To apply the Intermediate Value Theorem (IVT), we need to check two conditions:
1. The function, in this case, f(x) = 2x^3 - 2x^2 - 2x + 1, must be continuous on the interval [a, b].
2. The values of the function, f(a) and f(b), must lie on opposite sides of the x-axis. In other words, if f(a) is positive and f(b) is negative (or vice versa), then there exists at least one value c in the interval [a, b] such that f(c) = 0.
Let's start by checking the first condition: continuity. The given function, f(x) = 2x^3 - 2x^2 - 2x + 1, is a polynomial, and polynomials are continuous on their entire domain. Therefore, the first condition is satisfied.

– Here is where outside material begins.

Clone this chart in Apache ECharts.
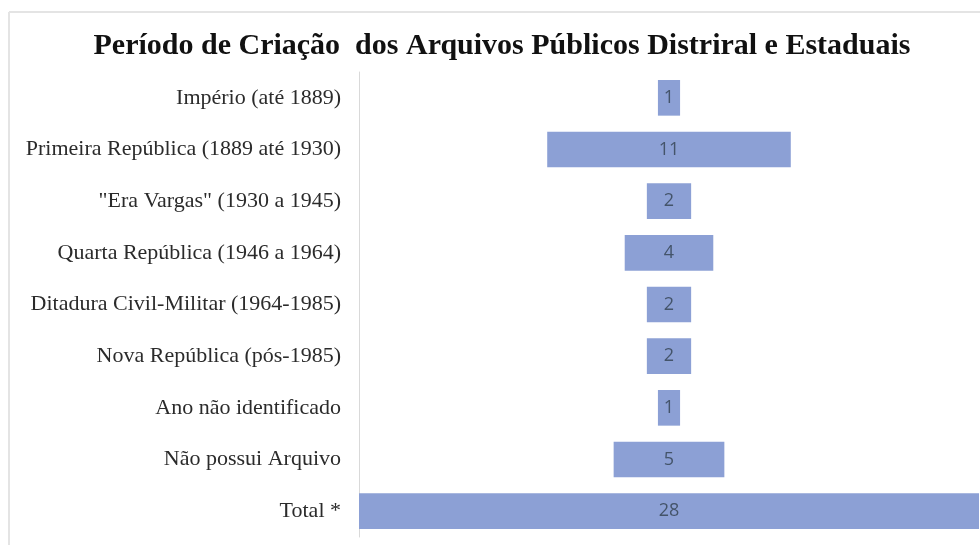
<!DOCTYPE html>
<html>
<head>
<meta charset="utf-8">
<script src="https://cdn.jsdelivr.net/npm/echarts@6/dist/echarts.min.js"></script>
<style>
  html, body { margin: 0; padding: 0; background: #fff; }
  #main { width: 980px; height: 545px; }
</style>
</head>
<body>
<div id="main"></div>
<script>
const categories = [
  'Império (até 1889)',
  'Primeira República (1889 até 1930)',
  '"Era Vargas" (1930 a 1945)',
  'Quarta República (1946 a 1964)',
  'Ditadura Civil-Militar (1964-1985)',
  'Nova República (pós-1985)',
  'Ano não identificado',
  'Não possui Arquivo',
  'Total *'
]
const values = [1, 11, 2, 4, 2, 2, 1, 5, 28]
const maxValue = 28

// transparent spacer so each bar sits centred on the axis
const offsets = values.map(v => (maxValue - v) / 2)

const chart = echarts.init(document.getElementById('main'))
const option = {
  animation: false,
  title: {
    text: 'Período de Criação  dos Arquivos Públicos Distriral e Estaduais',
    left: 497,
    textAlign: 'center',
    top: 26,
    textStyle: {
      fontFamily: 'Liberation Serif',
      fontWeight: 'bold',
      fontSize: 30,
      color: '#111',
    },
  },
  graphic: [
    { type: 'line', shape: { x1: 9, y1: 12, x2: 980, y2: 12 }, style: { stroke: '#e4e4e4', lineWidth: 2 } },
    { type: 'line', shape: { x1: 9, y1: 12, x2: 9, y2: 545 }, style: { stroke: '#e4e4e4', lineWidth: 2 } },
  ],
  grid: {
    left: 359,
    top: 72,
    width: 620,
    height: 465,
  },
  xAxis: {
    type: 'value',
    min: 0,
    max: maxValue,
    show: false,
  },
  yAxis: {
    type: 'category',
    inverse: true,
    data: categories,
    axisTick: { show: false },
    axisLine: { show: true, lineStyle: { color: '#d9d9d9', width: 1 } },
    axisLabel: {
      margin: 18,
      fontFamily: 'Liberation Serif',
      fontSize: 22,
      color: '#2b2b2b',
    },
  },
  series: [
    {
      type: 'bar',
      stack: 'f',
      data: offsets,
      itemStyle: { color: 'transparent' },
      silent: true,
      barCategoryGap: '31%',
    },
    {
      type: 'bar',
      stack: 'f',
      data: values,
      itemStyle: { color: '#8ca0d5' },
      barCategoryGap: '31%',
      label: {
        show: true,
        position: 'inside',
        fontFamily: 'Open Sans',
        fontSize: 18,
        color: '#44546a',
      },
    },
  ],
}
option && chart.setOption(option)
</script>
</body>
</html>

Now, for the second condition, we need to find two values, a and b, such that f(a) and f(b) have opposite signs. One way to do this is by evaluating the function at various points within the desired interval. Since we do not know the exact solutions, let's try evaluating f(x) for some integer values within the interval [-2, 2]:
f(-2) = 2(-2)^3 - 2(-2)^2 - 2(-2) + 1 = 3
f(-1) = 2(-1)^3 - 2(-1)^2 - 2(-1) + 1 = -3
f(0) = 2(0)^3 - 2(0)^2 - 2(0) + 1 = 1
f(1) = 2(1)^3 - 2(1)^2 - 2(1) + 1 = -1
f(2) = 2(2)^3 - 2(2)^2 - 2(2) + 1 = 9
As we can see, f(-1) is negative, and f(0) is positive. Therefore, by the IVT, there exists at least one value c between -1 and 0 such that f(c) = 0.
To find the precise value of c, we can use a graphing calculator or computer grapher as suggested. By graphing the given equation, we can observe the x-intercept(s), which represent the solutions to the equation.
Using a graphing calculator or computer grapher, plot the equation y = 2x^3 - 2x^2 - 2x + 1. The x-intercept(s) on the graph represents the solutions to the equation.
Alternatively, you could solve the equation numerically using methods like Newton's method or the bisection method, which can be implemented using programming or specialized software.
Remember to check for any other possible solutions within the given interval or by considering additional conditions.